Fundamental defect of the concept of shared libraries

Guy Harris guy at auspex.auspex.com
Wed May 29 03:34:12 AEST 1991


>>	"The mapping of these extended, process-unique virtual addresses to
>>	physical addresses need not be one-to-one; virtual addresses of two
>>	or more different processes may map to the same physical address."
>
>Compared to R4000, R2000/R3000 are slower CPUs.

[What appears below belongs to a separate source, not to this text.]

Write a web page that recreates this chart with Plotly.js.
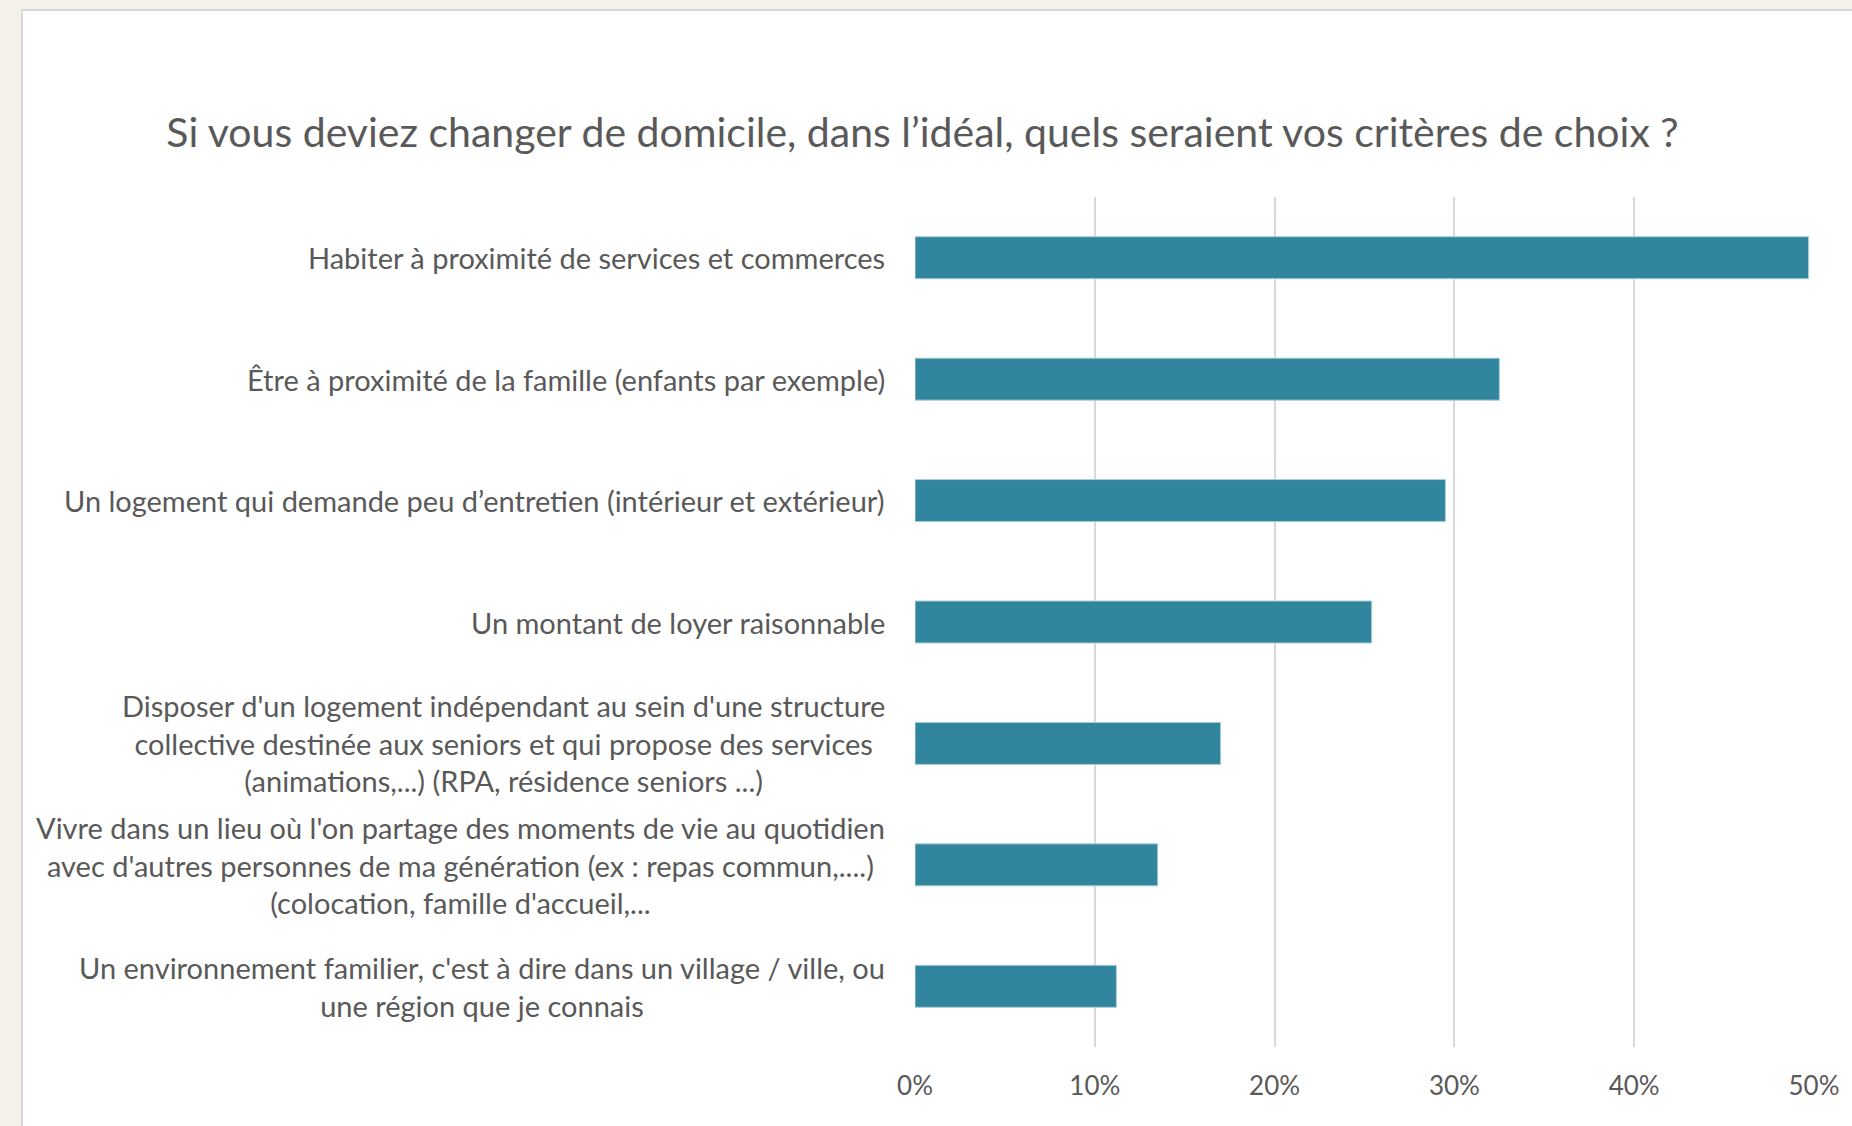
<!DOCTYPE html>
<html>
<head>
<meta charset="utf-8">
<script src="https://cdn.plot.ly/plotly-3.0.1.min.js"></script>
<style>
  html, body { margin: 0; padding: 0; width: 1852px; height: 1126px; overflow: hidden; background: #f4f1ea; }
  #chart { position: absolute; left: 21px; top: 9px; width: 1829px; height: 1115px;
           border-left: 2px solid #d9d9d9; border-top: 2px solid #d9d9d9; background: #ffffff; }
</style>
</head>
<body>
<div id="chart"></div>
<script>
const chartTitle = "Si vous deviez changer de domicile, dans l’idéal, quels seraient vos critères de choix ?";

const categories = [
  "Habiter à proximité de services et commerces",
  "Être à proximité de la famille (enfants par exemple)",
  "Un logement qui demande peu d’entretien (intérieur et extérieur)",
  "Un montant de loyer raisonnable",
  "Disposer d'un logement indépendant au sein d'une structure<br>collective destinée aux seniors et qui propose des services<br>(animations,...) (RPA, résidence seniors ...)",
  "Vivre dans un lieu où l'on partage des moments de vie au quotidien<br>avec d'autres personnes de ma génération (ex : repas commun,....)<br>(colocation, famille d'accueil,...",
  "Un environnement familier, c'est à dire dans un village / ville, ou<br>une région que je connais"
];

const values = [0.497, 0.325, 0.295, 0.254, 0.170, 0.135, 0.112];

const tickValues = [0, 0.1, 0.2, 0.3, 0.4, 0.5];
const tickLabels = ["0%", "10%", "20%", "30%", "40%", "50%"];

const catIds = categories.map((c, i) => "c" + i);

const trace = {
  type: "bar",
  orientation: "h",
  x: values,
  y: catIds,
  marker: { color: "#31859c", line: { color: "#a9cfd9", width: 1 } },
  hoverinfo: "x+text",
  text: categories,
  textposition: "none"
};

const annotations = categories.map((c, i) => ({
  xref: "paper", yref: "y",
  x: 0, y: catIds[i],
  xanchor: "right", yanchor: "middle",
  xshift: -28,
  text: c,
  align: "center",
  showarrow: false,
  font: { family: "Lato, 'Open Sans', sans-serif", size: 29, color: "#595959" }
}));

const layout = {
  width: 1829,
  height: 1115,
  margin: { l: 892, r: 38, t: 186, b: 79, pad: 0 },
  paper_bgcolor: "#ffffff",
  plot_bgcolor: "#ffffff",
  showlegend: false,
  bargap: 0.654,
  title: {
    text: chartTitle,
    xref: "container", yref: "container",
    x: 0.4918, y: 0.8906,
    xanchor: "center", yanchor: "middle",
    font: { family: "Lato, 'Open Sans', sans-serif", size: 41, color: "#595959" }
  },
  xaxis: {
    range: [0, 0.5],
    tickvals: tickValues,
    ticktext: tickLabels,
    showgrid: true,
    gridcolor: "#d9d9d9",
    gridwidth: 2,
    zeroline: false,
    showline: false,
    ticks: "outside",
    ticklen: 16,
    tickcolor: "rgba(0,0,0,0)",
    tickfont: { family: "Lato, 'Open Sans', sans-serif", size: 26, color: "#595959" },
    fixedrange: true
  },
  yaxis: {
    type: "category",
    categoryorder: "array",
    categoryarray: catIds,
    autorange: "reversed",
    showticklabels: false,
    showgrid: false,
    zeroline: false,
    showline: false,
    ticks: "",
    fixedrange: true
  },
  annotations: annotations
};

Plotly.newPlot("chart", [trace], layout, { displayModeBar: false, responsive: false });
</script>
</body>
</html>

So what?  Are you saying that the virtually indexed, physically tagged
cache on the R4000, *unlike* the virtually indexed, physically tagged
cache on the R3000, is unable to support having different virtual
addresses mapped to the same physical address?  (It's already been
demonstrated, by the quote above, that your previous categorical assertions
that a virtually indexed, physically tagged cache *can't* support
different virtual addresses mapped to the same physical address is
completely and utterly untrue.)

If you're asserting that, you'd better offer some evidence; I doubt
anybody in the audience is going to take your word for it.  Given that
MIPS presumably has the intention of preserving compatibility between
earlier R-series chips and the R4000, including the same ability to
support OS features such as "mmap()" and shareable libraries (present
both in S5R4 and OSF/1), the burden of proof is *entirely* upon *you* to
demonstrate that it *can't* support it - and to demonstrate so by citing
statements from MIPS that it can't, not by waving your hands.